Employee of the Month – July 2026
Some jobs are measured in hours. Salome’s is measured in the reunions she makes possible.
As one of Rafiki Mwema’s Outreach team, Salome Njuguna spends her days doing work that rarely shows up on a roster: tracing parents who have gone missing, sitting beside children in their hardest moments, and quietly going further than anyone asked her to. This month, the Rafiki Mwema team voted to recognise her as our Employee of the Month, and the stories behind that vote speak for themselves.

A finder of the lost
Time and again, Salome has taken on the painstaking work of tracing family members whose whereabouts had been lost, sometimes for years. In one case, she pieced together a handful of reluctant clues from a father who didn’t want to be found, and eventually traced a mother the children had feared was gone for good. On the day of the reunion, Salome woke long before dawn, travelled hours by public transport, and searched estate by estate until she found her, carrying a little girl’s hope safely the whole way.
In another case, she traced two sisters’ mother after months of searching, opening the door to structured visits and, eventually, a full reintegration this year. “The tracing being successful made the concerned children settle, having known that their mother was found,” one colleague shared.

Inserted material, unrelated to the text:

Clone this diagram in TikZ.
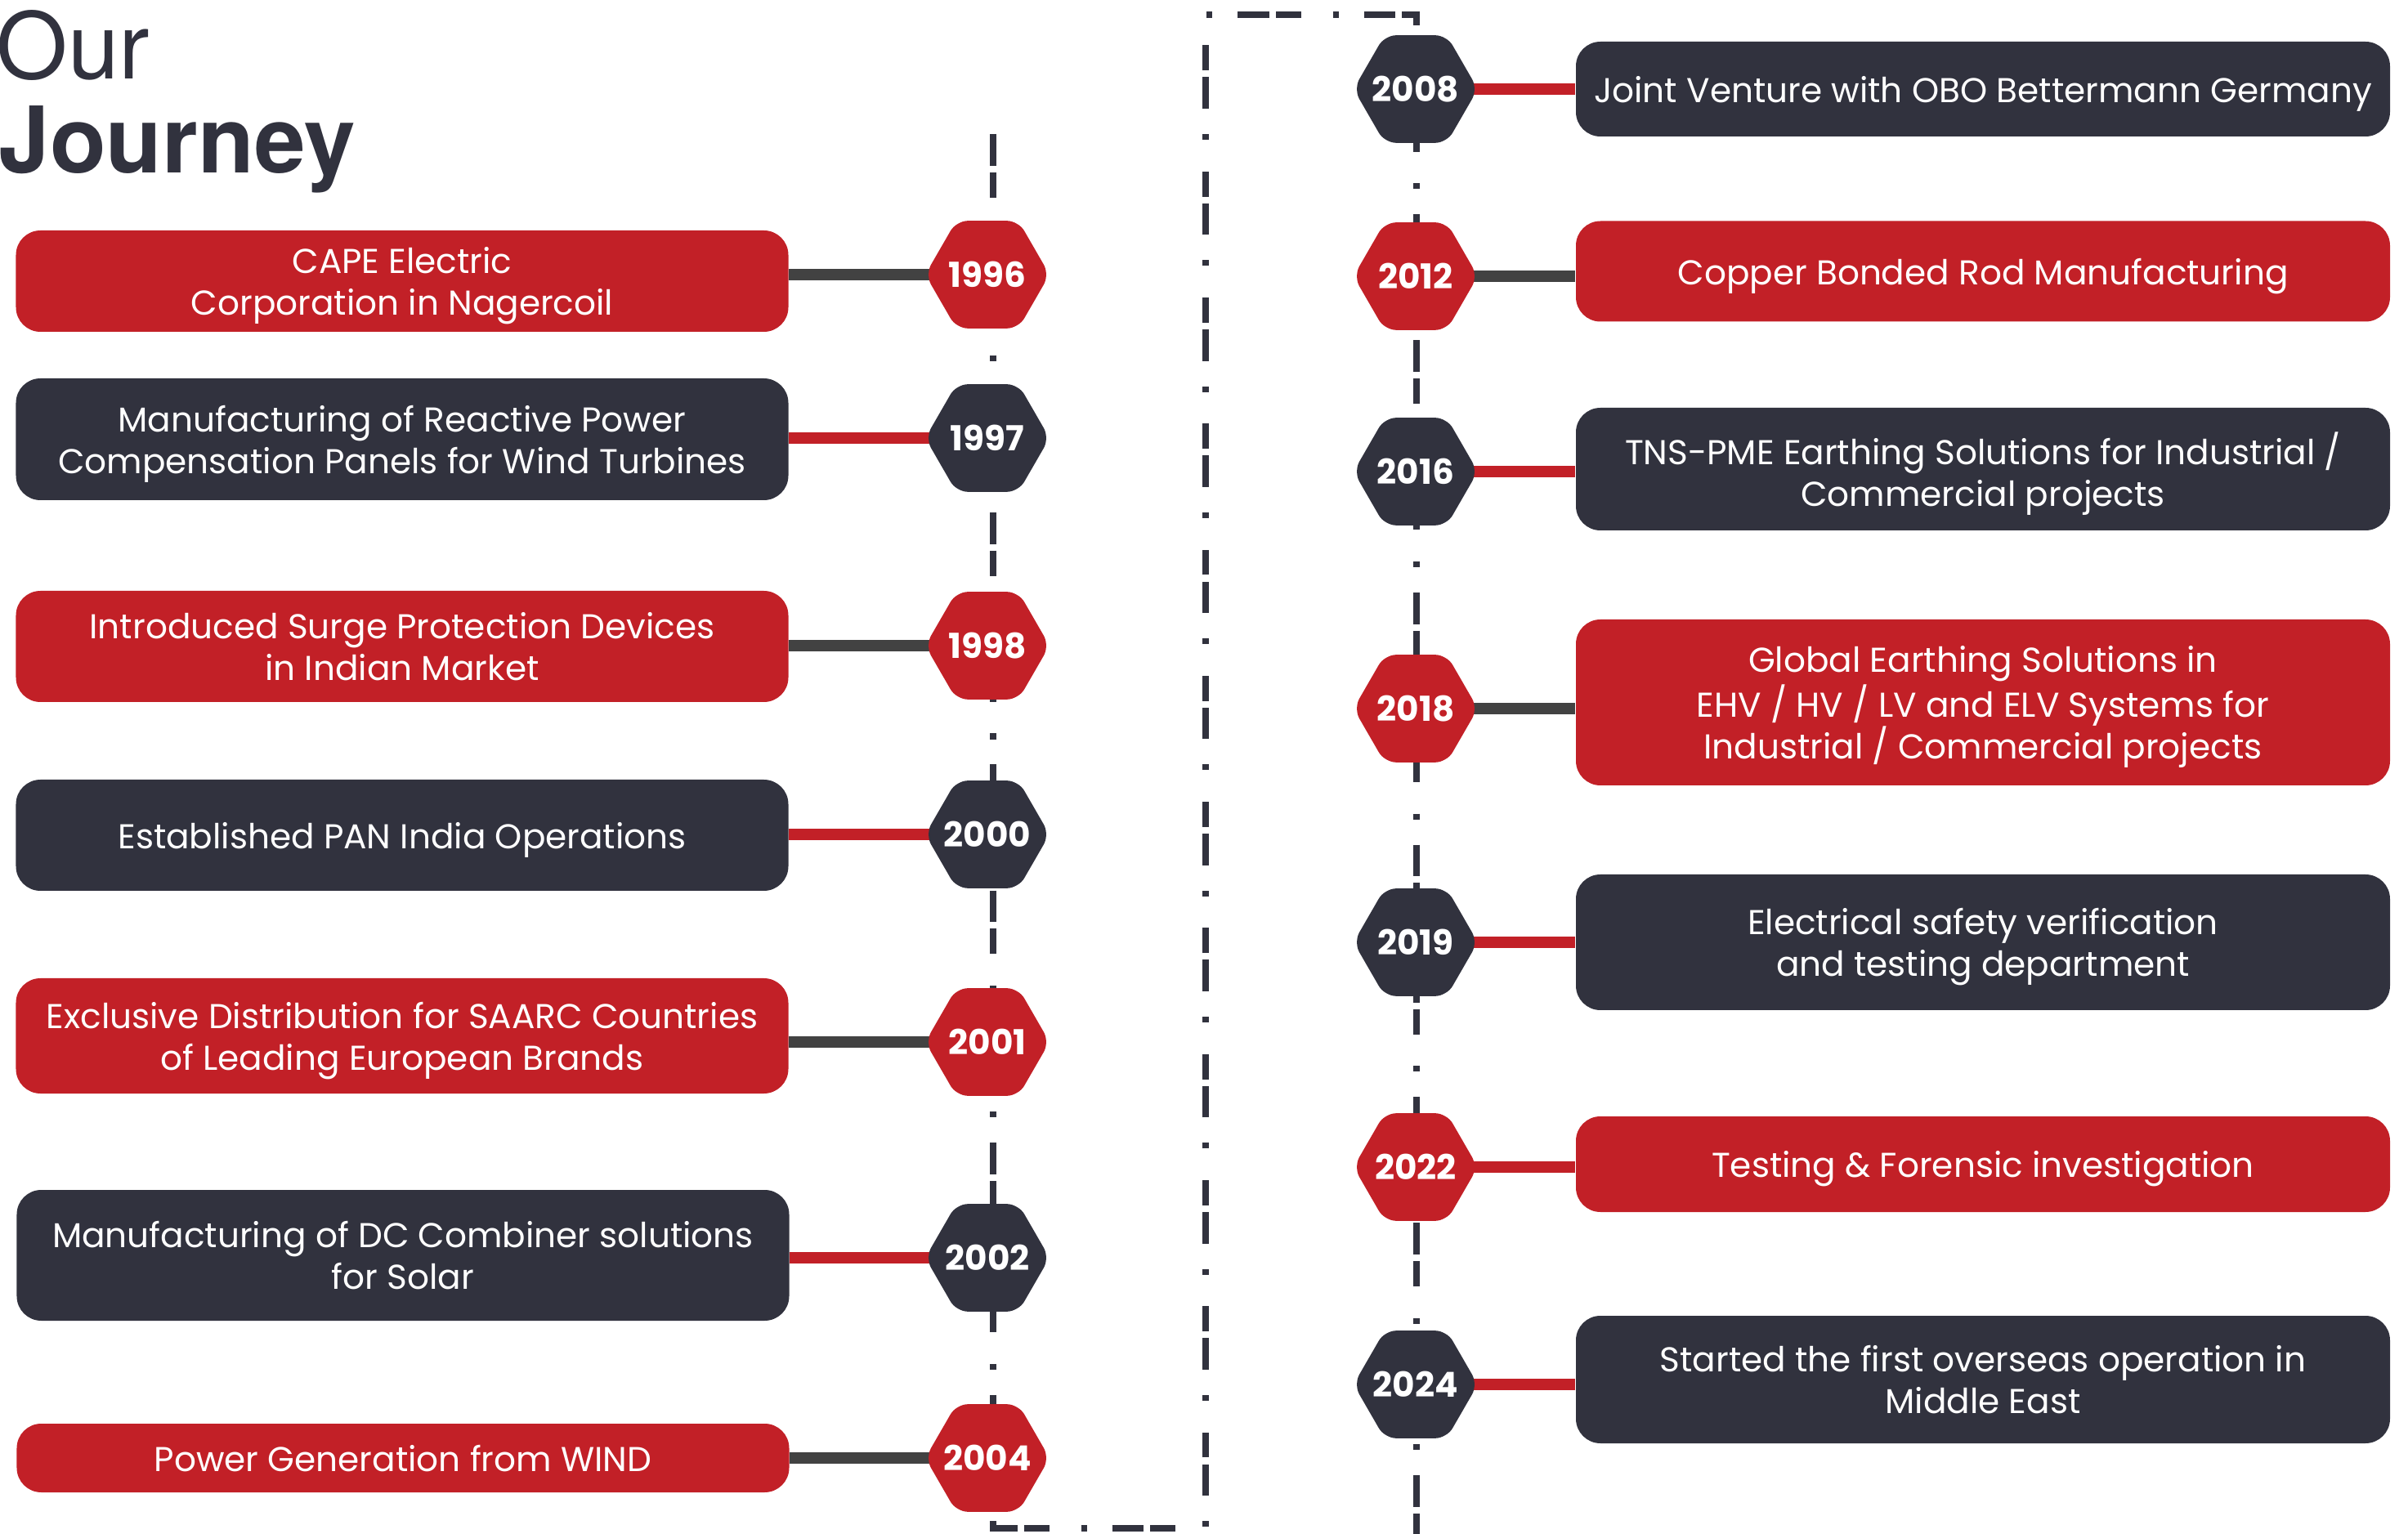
\documentclass[tikz,border=0pt]{standalone}
\usepackage{fontspec}
\setmainfont{Poppins}
\newfontfamily\headfont{TeX Gyre Heros}
\usetikzlibrary{shapes.geometric,backgrounds}
\definecolor{jred}{HTML}{C22027}
\definecolor{jdark}{HTML}{31323E}
\definecolor{jgrey}{HTML}{424242}
\newcommand{\yr}[1]{\makebox[0pt]{#1}}
\tikzset{
	box/.style={rounded corners=0.3cm, minimum width=9.45cm, inner sep=0pt, text depth=0pt, text=white, align=center, font=\fontsize{12}{14.5}\selectfont},
	redbox/.style={box, fill=jred},
	darkbox/.style={box, fill=jdark},
	wide/.style={minimum width=9.96cm},
	year/.style={regular polygon, regular polygon sides=6, minimum size=1.52cm, inner sep=0pt, rounded corners=4pt, text=white, font=\bfseries\fontsize{12}{12}\selectfont},
	redyear/.style={year, fill=jred},
	darkyear/.style={year, fill=jdark},
	redlink/.style={draw=jred, line width=4pt},
	greylink/.style={draw=jgrey, line width=4pt},
	timeline/.style={draw=jdark, line width=2.1pt, dash pattern=on 11pt off 2.3pt on 8.8pt off 11pt on 2pt off 8.8pt},
	title/.style={anchor=base west, inner sep=0pt, text=jdark}
}
\begin{document}
\begin{tikzpicture}
		\useasboundingbox (0,0) rectangle (29.46,-18.77);
		\node[title, font=\headfont\fontsize{32}{32}\selectfont] at (-0.05,-0.97) (our){Our};
		\node[title, font=\headfont\bfseries\fontsize{32}{32}\selectfont] at (-0.02,-2.12) (journey){Journey};
		% left column
		\node[redbox, minimum height=1.24cm] at (4.92,-3.44) (b1996){CAPE Electric\\Corporation in Nagercoil};
		\node[darkbox, minimum height=1.49cm] at (4.92,-5.375) (b1997){Manufacturing of Reactive Power\\Compensation Panels for Wind Turbines};
		\node[redbox, minimum height=1.36cm] at (4.92,-7.91) (b1998){Introduced Surge Protection Devices\\in Indian Market};
		\node[darkbox, minimum height=1.36cm] at (4.92,-10.22) (b2000){Established PAN India Operations};
		\node[redbox, minimum height=1.41cm] at (4.92,-12.675) (b2001){Exclusive Distribution for SAARC Countries\\of Leading European Brands};
		\node[darkbox, minimum height=1.60cm] at (4.93,-15.36) (b2002){Manufacturing of DC Combiner solutions\\for Solar};
		\node[redbox, minimum height=0.84cm] at (4.93,-17.84) (b2004){Power Generation from WIND};
		\node[redyear] at (12.08,-3.36) (y1996){\yr{1996}};
		\node[darkyear] at (12.08,-5.36) (y1997){\yr{1997}};
		\node[redyear] at (12.08,-7.90) (y1998){\yr{1998}};
		\node[darkyear] at (12.08,-10.21) (y2000){\yr{2000}};
		\node[redyear] at (12.08,-12.75) (y2001){\yr{2001}};
		\node[darkyear] at (12.08,-15.39) (y2002){\yr{2002}};
		\node[redyear] at (12.08,-17.84) (y2004){\yr{2004}};
		% right column
		\node[darkbox, wide, minimum height=1.16cm] at (24.26,-1.09) (b2008){Joint Venture with OBO Bettermann Germany};
		\node[redbox, wide, minimum height=1.23cm] at (24.26,-3.32) (b2012){Copper Bonded Rod Manufacturing};
		\node[darkbox, wide, minimum height=1.50cm] at (24.26,-5.74) (b2016){TNS-PME Earthing Solutions for Industrial /\\Commercial projects};
		\node[redbox, wide, minimum height=2.03cm] at (24.26,-8.595) (b2018){Global Earthing Solutions in\\EHV / HV / LV and ELV Systems for\\Industrial / Commercial projects};
		\node[darkbox, wide, minimum height=1.66cm] at (24.26,-11.53) (b2019){Electrical safety verification\\and testing department};
		\node[redbox, wide, minimum height=1.17cm] at (24.26,-14.245) (b2022){Testing \& Forensic investigation};
		\node[darkbox, wide, minimum height=1.56cm] at (24.26,-16.88) (b2024){Started the first overseas operation in\\Middle East};
		\node[darkyear] at (17.32,-1.09) (y2008){\yr{2008}};
		\node[redyear] at (17.32,-3.38) (y2012){\yr{2012}};
		\node[darkyear] at (17.32,-5.77) (y2016){\yr{2016}};
		\node[redyear] at (17.32,-8.67) (y2018){\yr{2018}};
		\node[darkyear] at (17.32,-11.53) (y2019){\yr{2019}};
		\node[redyear] at (17.32,-14.28) (y2022){\yr{2022}};
		\node[darkyear] at (17.32,-16.94) (y2024){\yr{2024}};
		\begin{scope}[on background layer]
			\draw[timeline] (12.15,-1.64) -- (12.15,-18.70) -- (14.75,-18.70) -- (14.75,-0.18) -- (17.33,-0.18) -- (17.33,-18.9);
			\draw[greylink] (y1996.center) -- (b1996.east |- y1996.center);
			\draw[redlink] (y1997.center) -- (b1997.east |- y1997.center);
			\draw[greylink] (y1998.center) -- (b1998.east |- y1998.center);
			\draw[redlink] (y2000.center) -- (b2000.east |- y2000.center);
			\draw[greylink] (y2001.center) -- (b2001.east |- y2001.center);
			\draw[redlink] (y2002.center) -- (b2002.east |- y2002.center);
			\draw[greylink] (y2004.center) -- (b2004.east |- y2004.center);
			\draw[redlink] (y2008.center) -- (b2008.west |- y2008.center);
			\draw[greylink] (y2012.center) -- (b2012.west |- y2012.center);
			\draw[redlink] (y2016.center) -- (b2016.west |- y2016.center);
			\draw[greylink] (y2018.center) -- (b2018.west |- y2018.center);
			\draw[redlink] (y2019.center) -- (b2019.west |- y2019.center);
			\draw[redlink] (y2022.center) -- (b2022.west |- y2022.center);
			\draw[redlink] (y2024.center) -- (b2024.west |- y2024.center);
		\end{scope}
\end{tikzpicture}
\end{document}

A steady presence in hard moments
Salome has also stood beside children as they faced some of the most difficult days of their lives, including giving evidence in court. Colleagues describe her calm, reassuring presence as the difference between a child feeling safe enough to speak, and a child feeling alone.
“Her presence provided emotional stability, enabling the girl to deliver a clear and impactful testimony,” one nominator wrote.

Going further, always
Beyond her outreach work, Salome has visited women’s prisons to support mothers separated from their children, stepped in to help with the girls’ house whenever she’s needed, and built trust with families who once saw Rafiki Mwema as the enemy. Her colleagues call her a mother figure to staff and children alike, someone who leaves home before dawn and returns long after dark, again and again, without being asked.